Avent takes another pass at the idea that technology is replacing human workers. He writes that AI “is very nearly a pure substitute for labor.” This could have been the beginning of an acknowledgement that the current system is done for, that it has outlasted its usefulness to humanity. He could have challenged his readers to imagine an economic system in which everyone could benefit from our collective intelligence and labor.
Yet Avent takes the argument in the opposite direction. He writes: “As it [AI] spreads across the economy, labor will lose both leverage within the workplace and the moral claim to a share of the economy’s profits that working provides.”
He is correct about labor losing leverage in the workplace. Union jobs continue to decline, and right-to-work laws and the recent Janus v. AFSCME ruling have dealt further blows to organized labor’s ability to defend itself against the tidal wave of capital.
Where he is dangerously and insidiously wrong is the suggestion that people who don’t or can’t work will lose a “moral claim the economy’s profits.” First, our right to exist does not depend on our relationship to the economy. There is a higher moral law that society must respond to: everybody has a right to live. We can’t be tricked into thinking that our only value in the world is based on being able to go to work. Second, all of the technology that is now replacing workers was created by workers. We all have a right to what our class has collectively produced.

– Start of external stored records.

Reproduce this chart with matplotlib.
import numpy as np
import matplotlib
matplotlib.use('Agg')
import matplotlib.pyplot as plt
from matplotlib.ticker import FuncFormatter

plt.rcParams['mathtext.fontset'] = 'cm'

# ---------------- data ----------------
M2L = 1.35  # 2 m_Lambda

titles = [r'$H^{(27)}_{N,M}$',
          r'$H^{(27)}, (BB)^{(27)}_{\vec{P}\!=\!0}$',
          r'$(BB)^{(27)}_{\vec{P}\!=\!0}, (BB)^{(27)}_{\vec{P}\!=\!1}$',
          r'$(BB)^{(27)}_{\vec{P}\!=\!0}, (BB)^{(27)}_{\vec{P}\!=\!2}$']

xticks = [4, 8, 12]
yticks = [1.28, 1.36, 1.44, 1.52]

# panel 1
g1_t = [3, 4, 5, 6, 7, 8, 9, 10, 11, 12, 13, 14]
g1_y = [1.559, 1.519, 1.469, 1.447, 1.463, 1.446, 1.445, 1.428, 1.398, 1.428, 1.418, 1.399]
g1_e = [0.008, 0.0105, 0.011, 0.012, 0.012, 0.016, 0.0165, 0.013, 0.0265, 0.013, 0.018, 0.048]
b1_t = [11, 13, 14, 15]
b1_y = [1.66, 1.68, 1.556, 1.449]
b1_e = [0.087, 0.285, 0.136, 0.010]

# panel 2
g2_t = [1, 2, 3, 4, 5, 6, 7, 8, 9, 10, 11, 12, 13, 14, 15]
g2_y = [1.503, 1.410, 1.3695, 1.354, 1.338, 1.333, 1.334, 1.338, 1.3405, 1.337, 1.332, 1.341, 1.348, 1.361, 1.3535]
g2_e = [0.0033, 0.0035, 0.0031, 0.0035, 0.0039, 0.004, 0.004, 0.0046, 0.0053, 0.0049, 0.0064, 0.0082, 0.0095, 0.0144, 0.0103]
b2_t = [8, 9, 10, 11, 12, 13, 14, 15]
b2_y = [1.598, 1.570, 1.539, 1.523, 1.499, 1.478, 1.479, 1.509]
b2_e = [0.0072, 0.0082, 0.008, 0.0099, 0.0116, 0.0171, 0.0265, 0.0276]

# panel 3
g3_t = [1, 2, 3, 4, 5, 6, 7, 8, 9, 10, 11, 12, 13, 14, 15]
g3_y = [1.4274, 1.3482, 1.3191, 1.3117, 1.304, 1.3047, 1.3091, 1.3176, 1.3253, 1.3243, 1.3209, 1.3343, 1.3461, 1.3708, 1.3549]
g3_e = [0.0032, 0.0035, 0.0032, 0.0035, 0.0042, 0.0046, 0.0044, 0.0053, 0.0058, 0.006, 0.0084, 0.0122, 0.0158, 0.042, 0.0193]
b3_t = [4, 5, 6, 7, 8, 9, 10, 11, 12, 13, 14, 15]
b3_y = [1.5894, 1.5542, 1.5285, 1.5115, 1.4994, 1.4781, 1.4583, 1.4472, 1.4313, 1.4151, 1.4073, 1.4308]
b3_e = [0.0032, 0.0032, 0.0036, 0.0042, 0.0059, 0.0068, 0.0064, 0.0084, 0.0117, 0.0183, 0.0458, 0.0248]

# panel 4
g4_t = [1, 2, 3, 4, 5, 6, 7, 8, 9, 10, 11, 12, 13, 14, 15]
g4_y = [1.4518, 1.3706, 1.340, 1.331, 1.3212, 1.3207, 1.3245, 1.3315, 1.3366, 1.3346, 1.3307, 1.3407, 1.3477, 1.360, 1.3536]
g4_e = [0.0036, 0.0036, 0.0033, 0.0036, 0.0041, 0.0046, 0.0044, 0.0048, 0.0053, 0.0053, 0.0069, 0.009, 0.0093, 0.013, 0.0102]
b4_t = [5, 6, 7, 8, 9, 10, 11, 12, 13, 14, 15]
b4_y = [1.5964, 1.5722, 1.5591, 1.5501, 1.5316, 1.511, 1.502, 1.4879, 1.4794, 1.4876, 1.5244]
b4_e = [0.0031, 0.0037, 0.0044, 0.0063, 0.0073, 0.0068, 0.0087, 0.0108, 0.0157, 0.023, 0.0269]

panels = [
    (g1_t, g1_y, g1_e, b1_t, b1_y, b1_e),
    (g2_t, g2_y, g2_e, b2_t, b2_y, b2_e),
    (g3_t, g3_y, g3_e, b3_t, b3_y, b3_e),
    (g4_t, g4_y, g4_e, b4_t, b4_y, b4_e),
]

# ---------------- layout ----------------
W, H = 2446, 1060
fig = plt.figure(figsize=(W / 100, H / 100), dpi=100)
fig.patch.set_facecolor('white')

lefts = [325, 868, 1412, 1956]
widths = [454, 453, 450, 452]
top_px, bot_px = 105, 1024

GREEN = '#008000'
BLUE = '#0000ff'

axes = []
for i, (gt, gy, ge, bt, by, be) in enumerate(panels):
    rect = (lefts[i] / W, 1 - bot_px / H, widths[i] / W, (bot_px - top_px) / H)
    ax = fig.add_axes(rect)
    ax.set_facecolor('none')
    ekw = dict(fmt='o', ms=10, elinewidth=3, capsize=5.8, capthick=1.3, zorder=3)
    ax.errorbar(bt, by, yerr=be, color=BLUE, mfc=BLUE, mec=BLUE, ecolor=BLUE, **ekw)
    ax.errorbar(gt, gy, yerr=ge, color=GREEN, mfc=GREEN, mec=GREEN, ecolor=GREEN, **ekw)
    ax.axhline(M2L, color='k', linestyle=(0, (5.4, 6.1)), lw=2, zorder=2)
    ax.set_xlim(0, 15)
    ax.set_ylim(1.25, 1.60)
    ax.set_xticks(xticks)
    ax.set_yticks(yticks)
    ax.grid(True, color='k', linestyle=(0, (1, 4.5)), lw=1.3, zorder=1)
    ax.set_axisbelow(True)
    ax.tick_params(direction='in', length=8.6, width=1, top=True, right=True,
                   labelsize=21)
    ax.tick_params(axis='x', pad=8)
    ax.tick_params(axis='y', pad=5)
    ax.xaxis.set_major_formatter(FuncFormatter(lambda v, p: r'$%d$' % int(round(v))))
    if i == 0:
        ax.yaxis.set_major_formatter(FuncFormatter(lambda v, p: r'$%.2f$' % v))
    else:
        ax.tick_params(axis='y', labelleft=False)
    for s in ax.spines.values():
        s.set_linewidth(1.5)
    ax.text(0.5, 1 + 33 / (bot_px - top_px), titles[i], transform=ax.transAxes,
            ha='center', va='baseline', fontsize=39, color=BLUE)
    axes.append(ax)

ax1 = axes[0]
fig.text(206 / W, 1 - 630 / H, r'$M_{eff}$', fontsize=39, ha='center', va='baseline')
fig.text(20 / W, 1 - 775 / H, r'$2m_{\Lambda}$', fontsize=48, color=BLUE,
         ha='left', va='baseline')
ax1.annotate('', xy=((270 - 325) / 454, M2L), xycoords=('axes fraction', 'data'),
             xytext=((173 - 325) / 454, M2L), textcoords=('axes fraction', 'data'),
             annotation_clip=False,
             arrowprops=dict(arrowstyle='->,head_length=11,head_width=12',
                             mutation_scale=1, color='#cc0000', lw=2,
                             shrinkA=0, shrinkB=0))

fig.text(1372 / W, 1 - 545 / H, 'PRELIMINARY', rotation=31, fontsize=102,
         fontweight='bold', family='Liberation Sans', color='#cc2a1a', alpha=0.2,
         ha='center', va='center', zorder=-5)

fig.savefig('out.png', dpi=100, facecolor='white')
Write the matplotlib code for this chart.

Avent’s article finishes with a series of improbable proposals about making information accessible to all as a way to deal with the deepening crisis. Because he has started with an incorrect explanation for what capital is and how capitalism works, he can’t possibly propose logical solutions to the problems capitalism causes.
To the end, Avent is more concerned with saving capitalism than saving people hurt by capitalism. Rather than “a new capitalism,” our collective proposes an alternate ending. With new capital comes the potential for the end of capitalism—and a new system that all of the working class could warm to.